** begin MATERIAL SHOWN **

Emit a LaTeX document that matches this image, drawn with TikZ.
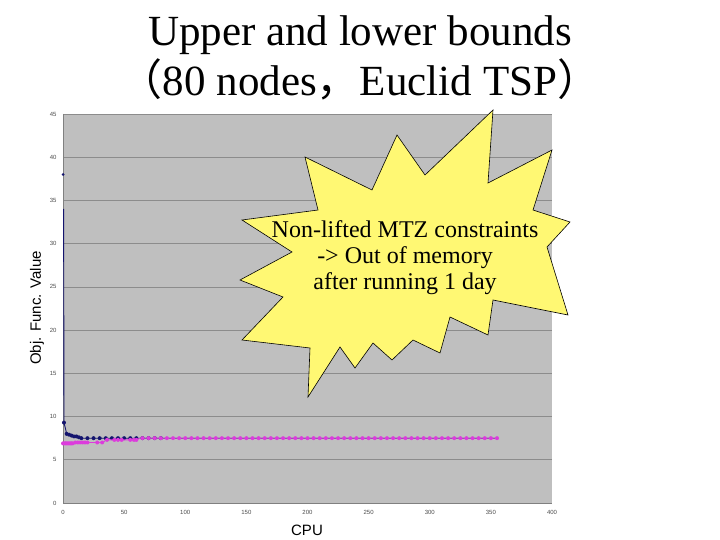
\documentclass[tikz,border=0pt]{standalone}
\usepackage{fontspec}
\setmainfont{Liberation Serif}
\setsansfont{Liberation Sans}
\newfontfamily\cjk{Noto Sans CJK JP}
\definecolor{ubc}{RGB}{20,20,110}
\definecolor{lbc}{RGB}{220,60,220}
\begin{document}
\begin{tikzpicture}[x=1pt,y=-1pt,
  tick/.style={font=\sffamily\fontsize{6}{7}\selectfont,text=black!70},
  ub/.style={draw=ubc,line width=0.9pt},
  lb/.style={draw=lbc,line width=0.9pt},
  ubm/.style={fill=ubc},
  lbm/.style={fill=lbc}]
\useasboundingbox (0,0) rectangle (720,540);
\fill[white] (0,0) rectangle (720,540);
\node[font=\fontsize{43}{50}\selectfont,align=center] (title) at (360,58) {Upper and lower bounds\\{\cjk （}80 nodes{\cjk ，}Euclid TSP{\cjk ）}};
% plot area
\fill[black!25] (63,114) rectangle (552,503);
\foreach \v in {5,10,...,45}{
  \draw[black!45,line width=0.8pt] (63,{503-8.644*\v}) -- (552,{503-8.644*\v});}
\draw[black!50] (63,114) -- (63,503) -- (552,503);
\foreach \v in {0,5,...,45}{
  \node[tick,anchor=east] (yt\v) at (60,{503-8.644*\v}) {\v};}
\foreach \v in {0,50,...,400}{
  \node[tick,anchor=north] (xt\v) at ({63+1.2225*\v},507) {\v};}
\node[font=\sffamily\fontsize{15}{16}\selectfont,rotate=90] (ylab) at (37,308) {Obj. Func. Value};
\node[font=\sffamily\fontsize{15}{16}\selectfont] (xlab) at (307,530) {CPU};
% data
\draw[ub] (63.6,209) -- (64,422.6) -- (66.7,433.8) -- (70.3,434.7) -- (75.2,436.4) -- (81.3,438.2) -- (497,438.2);
\fill[ubm] (63,174.5) circle (1.5pt);
\foreach \x/\y in {0.8/9.3,3/8,5/7.9,7/7.8,9/7.7,11/7.7,13/7.6,15/7.5}{\fill[ubm] ({63+1.2225*\x},{503-8.644*\y}) circle (2pt);}
\foreach \x in {20,25,...,80}{\fill[ubm] ({63+1.2225*\x},{503-8.644*7.5}) circle (2pt);}
\draw[lb] (63,443.4) -- (72.8,443.4) -- (75.2,442.5) -- (103.3,442.5) -- (105.8,439.9) -- (136.4,439.9) -- (140,438.2) -- (497,438.2);
\foreach \x in {0,1,...,8}{\fill[lbm] ({63+1.2225*\x},{503-8.644*6.9}) circle (2pt);}
\foreach \x in {10,12,...,20,28,32}{\fill[lbm] ({63+1.2225*\x},{503-8.644*7.0}) circle (2pt);}
\foreach \x in {36,42,45,48,55,58,60}{\fill[lbm] ({63+1.2225*\x},{503-8.644*7.3}) circle (2pt);}
\foreach \x in {65,70,...,355}{\fill[lbm] ({63+1.2225*\x},{503-8.644*7.5}) circle (2pt);}
% starburst
\draw[fill=yellow!55,draw=black,line width=0.6pt]
 (493,110) -- (488,183) -- (552,150) -- (533,210) -- (570,222) -- (547,247) -- (568,315)
 -- (493,300) -- (488,335) -- (450,317) -- (440,353) -- (413,340) -- (392,360) -- (373,343)
 -- (355,368) -- (340,347) -- (308,397) -- (310,348) -- (242,340) -- (283,297) -- (240,280)
 -- (292,252) -- (242,220) -- (318,210) -- (305,157) -- (372,190) -- (397,135) -- (425,175) -- cycle;
\node[font=\fontsize{24}{24}\selectfont,align=center] (note) at (405,258)
 {Non-lifted MTZ constraints\\[2pt]-> Out of memory\\[2pt]after running 1 day};
\end{tikzpicture}
\end{document}
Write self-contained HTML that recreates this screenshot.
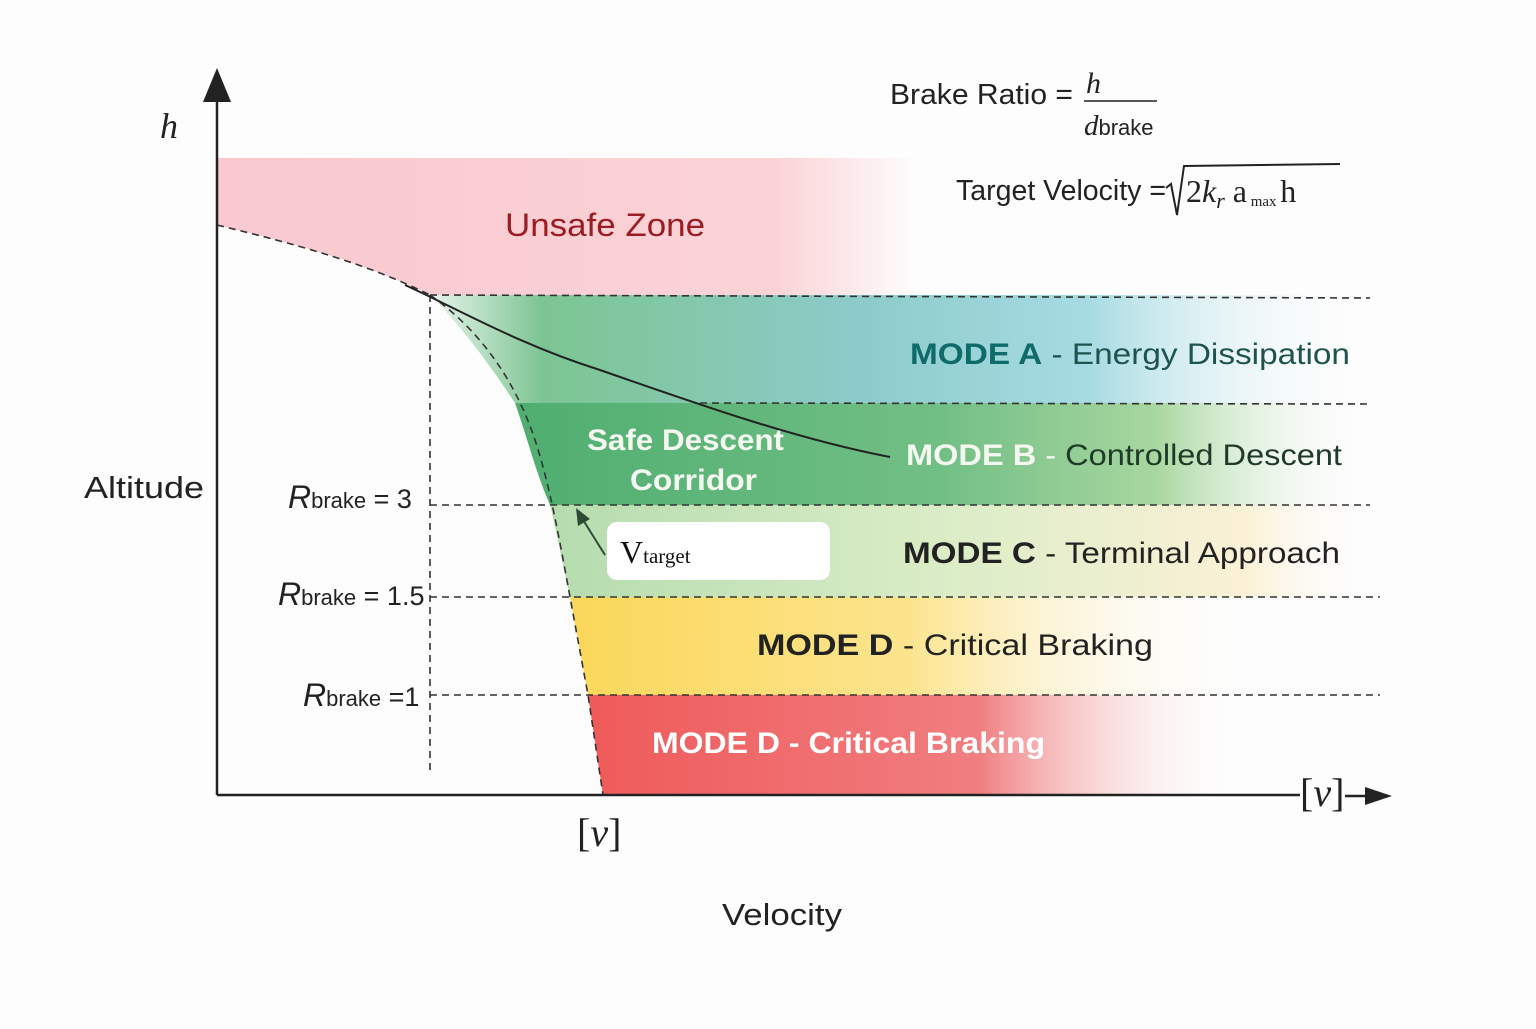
<!DOCTYPE html>
<html><head><meta charset="utf-8"><style>
body{margin:0;background:#fdfdfd;}
svg text{font-family:"Liberation Sans",sans-serif;}
</style></head><body>
<svg width="1536" height="1024" viewBox="0 0 1536 1024" xmlns="http://www.w3.org/2000/svg">
<defs>
<linearGradient id="gU" x1="0" x2="1"><stop offset="0" stop-color="#f9c9cf"/><stop offset="0.8" stop-color="#fbd3d7"/><stop offset="1" stop-color="#fdfdfd"/></linearGradient>
<linearGradient id="gA" x1="0" x2="1"><stop offset="0" stop-color="#e8f4ec"/><stop offset="0.12" stop-color="#7cc592"/><stop offset="0.45" stop-color="#8ccbc9"/><stop offset="0.7" stop-color="#a6dbe2"/><stop offset="1" stop-color="#fdfdfd" stop-opacity="0"/></linearGradient>
<linearGradient id="gB" x1="0" x2="1"><stop offset="0" stop-color="#4fae70"/><stop offset="0.5" stop-color="#72bf85"/><stop offset="0.75" stop-color="#a8d7a0"/><stop offset="1" stop-color="#fdfdfd" stop-opacity="0"/></linearGradient>
<linearGradient id="gC" x1="0" x2="1"><stop offset="0" stop-color="#b5dcae"/><stop offset="0.5" stop-color="#dcedc8"/><stop offset="0.85" stop-color="#fbf1d6"/><stop offset="1" stop-color="#fdfdfd" stop-opacity="0"/></linearGradient>
<linearGradient id="gD" x1="0" x2="1"><stop offset="0" stop-color="#fbd85a"/><stop offset="0.5" stop-color="#fce48e"/><stop offset="1" stop-color="#fdfdfd" stop-opacity="0"/></linearGradient>
<linearGradient id="gR" x1="0" x2="1"><stop offset="0" stop-color="#ef5a5a"/><stop offset="0.6" stop-color="#f07e80"/><stop offset="1" stop-color="#fdfdfd" stop-opacity="0"/></linearGradient>
</defs>
<rect x="217" y="158" width="700" height="137" fill="url(#gU)"/>
<path d="M217,225 C300,245 370,265 430,295 L217,295 Z" fill="#fdfdfd"/>
<path d="M430,295 L1370,295 L1370,403 L515,403 C480,350 455,320 430,295Z" fill="url(#gA)"/>
<path d="M515,403 L1370,403 L1370,505 L550,505 C535,470 528,440 515,403Z" fill="url(#gB)"/>
<path d="M550,505 L1370,505 L1370,597 L570,597 C562,560 556,530 550,505Z" fill="url(#gC)"/>
<path d="M570,597 L1250,597 L1250,695 L588,695Z" fill="url(#gD)"/>
<path d="M588,695 L1240,695 L1240,795 L603,795Z" fill="url(#gR)"/>
<g stroke="#333" stroke-width="1.6" stroke-dasharray="7,5" fill="none">
<path d="M217,225 C300,245 370,265 430,295"/>
<line x1="430" y1="295" x2="1370" y2="298"/>
<line x1="700" y1="403" x2="1370" y2="404"/>
<line x1="430" y1="505" x2="1370" y2="505"/>
<line x1="430" y1="597" x2="1380" y2="597"/>
<line x1="430" y1="695" x2="1380" y2="695"/>
<line x1="430" y1="295" x2="430" y2="775"/>
<path d="M430,295 C480,330 515,380 535,440 C548,480 556,520 570,597 L588,695 L603,795"/>
</g>
<path d="M405,285 C460,310 520,345 600,370 C700,405 800,440 890,457" stroke="#222" stroke-width="2" fill="none"/>
<line x1="217" y1="95" x2="217" y2="795" stroke="#222" stroke-width="2.5"/>
<polygon points="217,68 203,102 231,102" fill="#222"/>
<line x1="217" y1="795" x2="1300" y2="795" stroke="#222" stroke-width="2.5"/>
<line x1="1345" y1="796" x2="1372" y2="796" stroke="#222" stroke-width="2.5"/>
<polygon points="1392,796 1365,787 1365,805" fill="#222"/>
<rect x="607" y="522" width="223" height="58" rx="10" fill="#fff"/>
<line x1="605" y1="555" x2="580" y2="515" stroke="#2d4a33" stroke-width="2"/>
<polygon points="576,508 578,526 590,519" fill="#2d4a33"/>
<text x="620" y="563" font-size="32" fill="#111" style="font-family:'Liberation Serif',serif">V<tspan font-size="21">target</tspan></text>
<text x="160" y="138" font-size="36" font-style="italic" fill="#222" style="font-family:'Liberation Serif',serif">h</text>
<text x="84" y="498" font-size="31" fill="#222" textLength="120" lengthAdjust="spacingAndGlyphs">Altitude</text>
<text x="722" y="925" font-size="31" fill="#222" textLength="120" lengthAdjust="spacingAndGlyphs">Velocity</text>
<text x="577" y="846" font-size="40" fill="#222" style="font-family:'Liberation Serif',serif">[<tspan font-style="italic">v</tspan>]</text>
<text x="1300" y="806" font-size="40" fill="#222" style="font-family:'Liberation Serif',serif">[<tspan font-style="italic">v</tspan>]</text>
<text x="505" y="236" font-size="32" fill="#9b1c22" textLength="200" lengthAdjust="spacingAndGlyphs">Unsafe Zone</text>
<text x="910" y="364" font-size="30" fill="#1e5450" textLength="440" lengthAdjust="spacingAndGlyphs"><tspan font-weight="bold" fill="#0e6b6a">MODE A</tspan> - Energy Dissipation</text>
<text x="906" y="465" font-size="30" fill="#1f3a28" textLength="436" lengthAdjust="spacingAndGlyphs"><tspan font-weight="bold" fill="#f4f8f0">MODE B</tspan><tspan fill="#f4f8f0"> - </tspan>Controlled Descent</text>
<text x="587" y="450" font-size="30" fill="#f4f8f0" font-weight="bold" textLength="197" lengthAdjust="spacingAndGlyphs">Safe Descent</text>
<text x="630" y="490" font-size="30" fill="#f4f8f0" font-weight="bold" textLength="127" lengthAdjust="spacingAndGlyphs">Corridor</text>
<text x="903" y="563" font-size="30" fill="#222" textLength="437" lengthAdjust="spacingAndGlyphs"><tspan font-weight="bold">MODE C</tspan> - Terminal Approach</text>
<text x="757" y="655" font-size="30" fill="#222" textLength="396" lengthAdjust="spacingAndGlyphs"><tspan font-weight="bold">MODE D</tspan> - Critical Braking</text>
<text x="652" y="753" font-size="30" fill="#fff" font-weight="bold" textLength="393" lengthAdjust="spacingAndGlyphs">MODE D - Critical Braking</text>
<g fill="#222" font-size="27">
<text x="288" y="508"><tspan font-style="italic" font-size="32">R</tspan><tspan font-size="22">brake</tspan> = 3</text>
<text x="278" y="605"><tspan font-style="italic" font-size="32">R</tspan><tspan font-size="22">brake</tspan> = 1.5</text>
<text x="303" y="706"><tspan font-style="italic" font-size="32">R</tspan><tspan font-size="22">brake</tspan> =1</text>
</g>
<text x="890" y="104" font-size="29" fill="#222" textLength="183" lengthAdjust="spacingAndGlyphs">Brake Ratio =</text>
<text x="1086" y="93" font-size="30" font-style="italic" fill="#222" style="font-family:'Liberation Serif',serif">h</text>
<line x1="1084" y1="101" x2="1157" y2="101" stroke="#222" stroke-width="1.5"/>
<text x="1084" y="135" font-size="29" fill="#222"><tspan font-style="italic" style="font-family:'Liberation Serif',serif">d</tspan><tspan font-size="22">brake</tspan></text>
<text x="956" y="200" font-size="29" fill="#222" textLength="210" lengthAdjust="spacingAndGlyphs">Target Velocity =</text>
<path d="M1166,188 L1171,184 L1177,215 L1184,166 L1340,164" stroke="#222" stroke-width="2" fill="none"/>
<text x="1186" y="202" font-size="32" fill="#222" style="font-family:'Liberation Serif',serif">2<tspan font-style="italic">k<tspan font-size="22" dy="6">r</tspan></tspan><tspan dy="-6"> a</tspan><tspan font-size="15" dy="4"> max </tspan><tspan dy="-4">h</tspan></text>
</svg>
</body></html>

** end MATERIAL SHOWN **

== EXERCISE DETAILS ==
Copy all lines of the listing above that contain the string "this".

== ANSWER IN FULL ==
Emit a LaTeX document that matches this image, drawn with TikZ.
Write self-contained HTML that recreates this screenshot.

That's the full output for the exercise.